One of last year’s bookish blockbusters is subject to a suit. I haven’t read The Help by Kathyrn Stockett. I know folks who have. I’m waiting to get and read it for reasons I’ll bring up after I read it.
But I read this article from a NYT blog. An inviting quote into the piece’s scope is:
There are few topics in the South more complicated and fraught than the one between white families and black women who raise their children and keep their houses clean. The South, and high society in particular, is governed in large part by what is left unsaid, and this is particularly true on the topics of race and family.
This article has me thinking about the dangerous relationship between a writer’s resources for writing, on the one hand, and the responses of the people and situations which are those resources on the other. I suppose I’m also spinning the words of this NYT post with Tuesday’s episode of The Good Wife (my current favorite show), along with having recently been forced by my wife to watch The Social Network.
That preface offered, fiction is fiction. Made up. Created. From the imagination. Or from some combination of the imagined and the real. But it’s fiction, and that means that the literary display between the covers is accountable first to the author’s imagination. The inimitable Richard Wright said that the writer should only bow to the monitor of his own imagination. It’s difficult enough for a writer to be responsive to that vision. When that vision–the result of sustained imagining–is tutored and decorated by real people and events, it’s get trickier.
Fiction is not only accountable to an author’s imagination. It’s accountable, in ways that I suppose an audience has to detail, to the reader, to the people mentioned, even when those people are consumed inside the residence of a “work of fiction.” Novels like The Help portray real people and real events, and writers are responsible to those folks and happenings. In some way.
Writers should take care in handling people, particularly writers of historical fiction. And care is best evaluated by the people whose voices we use to tell our stories. It’s evaluated by the people who are the subjects of our stories because those same folks are often subject to them.

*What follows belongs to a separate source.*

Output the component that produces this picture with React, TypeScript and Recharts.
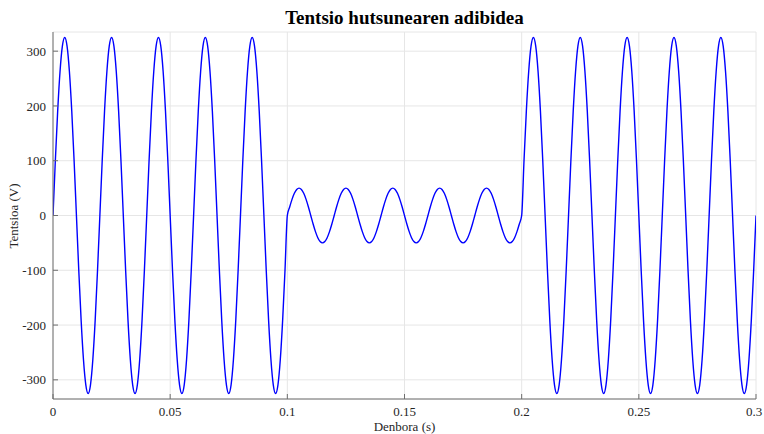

So, my question, Would you suit if someone wrote a book about you, a novel about you? If the writing wasn’t true or if the artistic expression crowded the way you perceived yourself before having paged through the published copy. If the language was offensive or if the implicit ideas driving the story were disagreeable to some part of you. What would you do? How would you think? Just a question.
I think it would depend on whether it caused me or my family real harm – not just hurt my pride, caused anger or resentment. I get and deal with those emotional reactions every week without people writing books about me, and I understand my role in them.